> [REQUIREMENT] Set the listing down again exactly, please, apart from its pictures.

>>>

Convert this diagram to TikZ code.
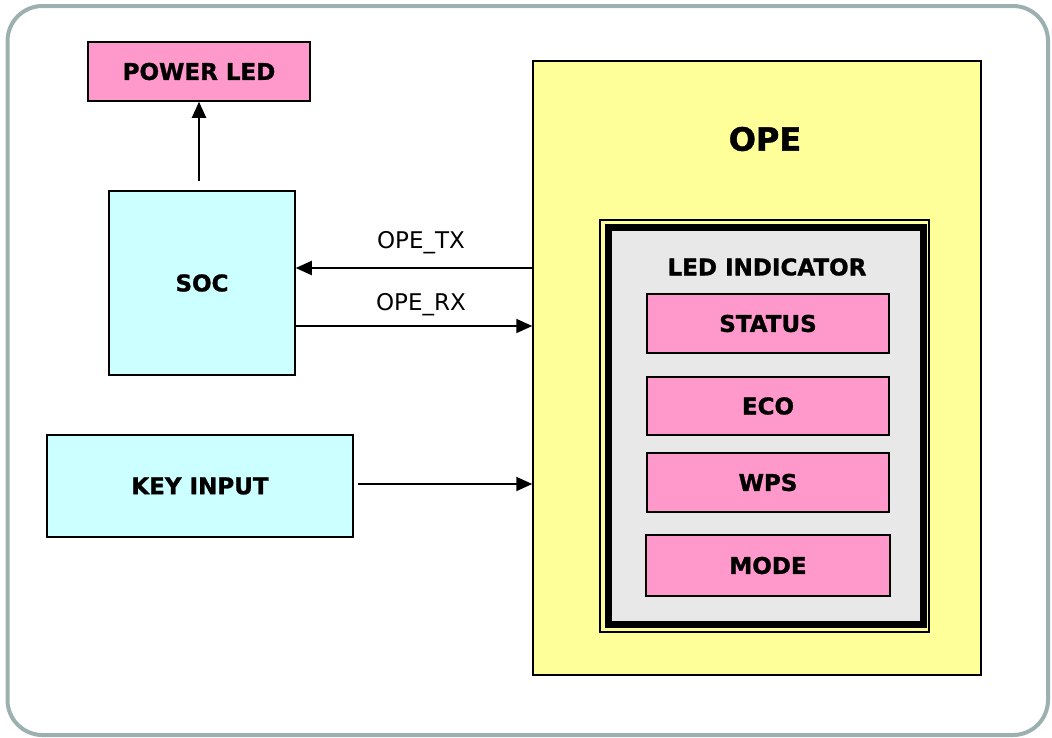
\documentclass[tikz,border=0pt]{standalone}
\usepackage{fontspec}
\setmainfont{DejaVu Sans}
\newfontfamily\heavyfont[FakeBold=1.2]{DejaVu Sans Bold}
\usetikzlibrary{arrows.meta}
\definecolor{pinkfill}{HTML}{FF99CC}
\definecolor{cyanfill}{HTML}{CCFFFF}
\definecolor{yellowfill}{HTML}{FFFF99}
\definecolor{grayfill}{HTML}{E8E8E8}
\definecolor{framegray}{HTML}{9DB0B0}
\tikzset{
  heavy/.style={font=\heavyfont\fontsize{23}{27}\selectfont},
  blk/.style={draw=black, line width=1.5pt, inner sep=0pt, heavy},
  pinkbox/.style={blk, fill=pinkfill, minimum width=242pt, minimum height=59pt},
  cyanbox/.style={blk, fill=cyanfill},
  arr/.style={line width=2pt, -{Triangle[length=16pt, width=14pt]}},
  siglabel/.style={font=\fontsize{23}{27}\selectfont, inner sep=0pt}
}
\begin{document}
\begin{tikzpicture}[x=1pt, y=-1pt]
\useasboundingbox (0,0) rectangle (1052,737);
\draw[framegray, line width=4pt, rounded corners=35pt] (7.5,6) rectangle (1048,735);

% OPE block
\node[draw=black, line width=1.5pt, fill=yellowfill, minimum width=448pt, minimum height=614pt, inner sep=0pt] (ope) at (757,368) {};
\node[font=\heavyfont\fontsize{32}{36}\selectfont, inner sep=0pt] (opetitle) at (765,139) {OPE};

% LED indicator frame
\node[draw=black, line width=1.2pt, minimum width=329pt, minimum height=412pt, inner sep=0pt] (ledouter) at (764.5,426) {};
\node[draw=black, line width=7pt, fill=grayfill, minimum width=315pt, minimum height=396.5pt, inner sep=0pt] (led) at (766,425.75) {};
\node[heavy, inner sep=0pt] (ledtitle) at (767,267) {LED INDICATOR};
\node[pinkbox] (status) at (768,323.5) {STATUS};
\node[pinkbox, minimum height=58pt] (eco) at (768,406) {ECO};
\node[pinkbox] (wps) at (768,482.5) {WPS};
\node[pinkbox, minimum width=244pt, minimum height=61pt] (mode) at (768,565.5) {MODE};

% left blocks
\node[blk, fill=pinkfill, minimum width=222pt, minimum height=59pt] (powerled) at (199,71.5) {POWER LED};
\node[cyanbox, minimum width=186pt, minimum height=184pt] (soc) at (202,283) {SOC};
\node[cyanbox, minimum width=306pt, minimum height=102pt] (key) at (200,486) {KEY INPUT};

% connectors
\coordinate (pwrstart) at (199,181);
\draw[arr] (pwrstart) -- (powerled.south -| pwrstart);

\coordinate (txy) at (0,268);
\coordinate (rxy) at (0,326);
\draw[arr] (ope.west |- txy) -- (soc.east |- txy);
\draw[arr] (soc.east |- rxy) -- (ope.west |- rxy);
\node[siglabel] (txlabel) at (421,243) {OPE\_TX};
\node[siglabel] (rxlabel) at (421,305) {OPE\_RX};

\coordinate (keystart) at (358,484);
\draw[arr] (keystart) -- (ope.west |- keystart);
\end{tikzpicture}
\end{document}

<<<

> [REPLY]
Convert this diagram to TikZ code.
\documentclass[tikz,border=0pt]{standalone}
\usepackage{fontspec}
\setmainfont{DejaVu Sans}
\newfontfamily\heavyfont[FakeBold=1.2]{DejaVu Sans Bold}
\usetikzlibrary{arrows.meta}
\definecolor{pinkfill}{HTML}{FF99CC}
\definecolor{cyanfill}{HTML}{CCFFFF}
\definecolor{yellowfill}{HTML}{FFFF99}
\definecolor{grayfill}{HTML}{E8E8E8}
\definecolor{framegray}{HTML}{9DB0B0}
\tikzset{
  heavy/.style={font=\heavyfont\fontsize{23}{27}\selectfont},
  blk/.style={draw=black, line width=1.5pt, inner sep=0pt, heavy},
  pinkbox/.style={blk, fill=pinkfill, minimum width=242pt, minimum height=59pt},
  cyanbox/.style={blk, fill=cyanfill},
  arr/.style={line width=2pt, -{Triangle[length=16pt, width=14pt]}},
  siglabel/.style={font=\fontsize{23}{27}\selectfont, inner sep=0pt}
}
\begin{document}
\begin{tikzpicture}[x=1pt, y=-1pt]
\useasboundingbox (0,0) rectangle (1052,737);
\draw[framegray, line width=4pt, rounded corners=35pt] (7.5,6) rectangle (1048,735);

% OPE block
\node[draw=black, line width=1.5pt, fill=yellowfill, minimum width=448pt, minimum height=614pt, inner sep=0pt] (ope) at (757,368) {};
\node[font=\heavyfont\fontsize{32}{36}\selectfont, inner sep=0pt] (opetitle) at (765,139) {OPE};

% LED indicator frame
\node[draw=black, line width=1.2pt, minimum width=329pt, minimum height=412pt, inner sep=0pt] (ledouter) at (764.5,426) {};
\node[draw=black, line width=7pt, fill=grayfill, minimum width=315pt, minimum height=396.5pt, inner sep=0pt] (led) at (766,425.75) {};
\node[heavy, inner sep=0pt] (ledtitle) at (767,267) {LED INDICATOR};
\node[pinkbox] (status) at (768,323.5) {STATUS};
\node[pinkbox, minimum height=58pt] (eco) at (768,406) {ECO};
\node[pinkbox] (wps) at (768,482.5) {WPS};
\node[pinkbox, minimum width=244pt, minimum height=61pt] (mode) at (768,565.5) {MODE};

% left blocks
\node[blk, fill=pinkfill, minimum width=222pt, minimum height=59pt] (powerled) at (199,71.5) {POWER LED};
\node[cyanbox, minimum width=186pt, minimum height=184pt] (soc) at (202,283) {SOC};
\node[cyanbox, minimum width=306pt, minimum height=102pt] (key) at (200,486) {KEY INPUT};

% connectors
\coordinate (pwrstart) at (199,181);
\draw[arr] (pwrstart) -- (powerled.south -| pwrstart);

\coordinate (txy) at (0,268);
\coordinate (rxy) at (0,326);
\draw[arr] (ope.west |- txy) -- (soc.east |- txy);
\draw[arr] (soc.east |- rxy) -- (ope.west |- rxy);
\node[siglabel] (txlabel) at (421,243) {OPE\_TX};
\node[siglabel] (rxlabel) at (421,305) {OPE\_RX};

\coordinate (keystart) at (358,484);
\draw[arr] (keystart) -- (ope.west |- keystart);
\end{tikzpicture}
\end{document}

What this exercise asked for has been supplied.